L’exemplaire que nous possédons aujourd’hui est intéressant indépendamment de la provenance : sur ces dix volumes, datés de 1919 à 1927, six sont en édition originale non numérotée, sur papier ordinaire (avec les inévitables mentions fictives d’édition), et un volume est une édition originale numérotée, Le côté de Guermantes, 1920. L’ensemble est néanmoins dans une condition médiocre en raison de la mauvaise qualité de certains papiers du début du XXe s. et vraisemblablement aussi en raison des mauvaises conditions de conservation qui ont été infligées à ces livres.

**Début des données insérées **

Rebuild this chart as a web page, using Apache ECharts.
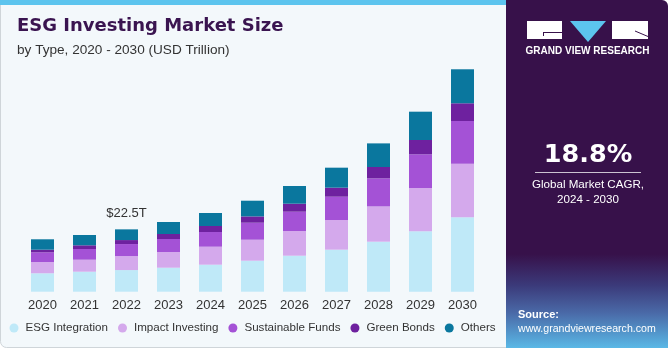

Le papier a en effet beaucoup jauni mais heureusement tous les volumes ne sont pas touchés au même degré.
Voici la liste des titres :
- Du côté de chez Swann : 1922 (E. O. 1913).

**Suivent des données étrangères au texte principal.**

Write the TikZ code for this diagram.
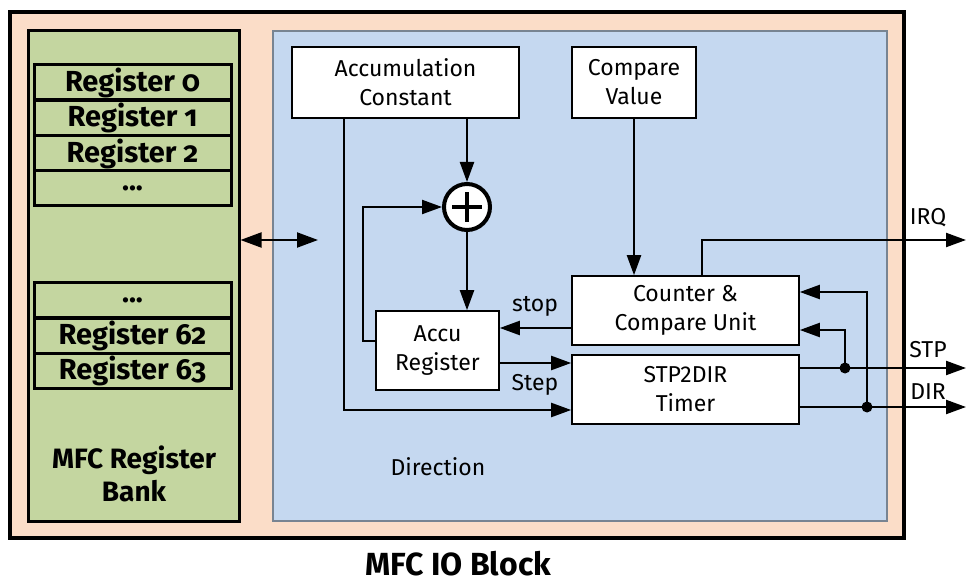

- A l’ombre des jeunes filles en fleurs : 1919 (E. O. 1918).
- Le côté de Guermantes : 1920, E. O. numérotée n° CXXV/CXXV.
- Sodome et Gomorrhe I : 1927 (E. O. 1921).
- Sodome et Gomorrhe II, 1, 2 et 3 : 1922 (E. O.).
- La Prisonnière : 1923 (E. O.).
- Albertine disparue : 1925 (E. O.).
- Le temps retrouvé : 1927 (E. O.).
Avant de développer comment nous avons découvert cette émouvante provenance, il convient d’évoquer la carrière et de rappeler le destin tragique de Maurice Halbwachs et de sa famille à la fin de la seconde guerre mondiale. Maurice Halbwachs est un savant, un chercheur élève d’Emile Durkheim. Agrégé de philosophie, docteur en droit et en lettres, professeur à la Sorbonne en 1935, il est l’auteur de nombreux ouvrages novateurs en sociologie. C’est lui qui est à l’origine du concept de « mémoire collective ». Il fut déporté à la suite de l’arrestation de son fils Pierre pour faits de résistance. Il devait décéder de la dysenterie le 16 mars 1945 à Buchenwald. Son épouse, Yvonne Basch (1889-1975), était la fille de Victor Basch (1863-1944), le premier président de la Ligue des droits de l’homme. Victor Basch (d’origine juive) et son épouse furent eux-mêmes assassinés par la milice le 10 janvier 1944 à Neyron dans l’Ain où ils s’étaient réfugiés. Un centre de recherche CNRS-ENS-EHESS à Paris porte aujourd’hui son nom.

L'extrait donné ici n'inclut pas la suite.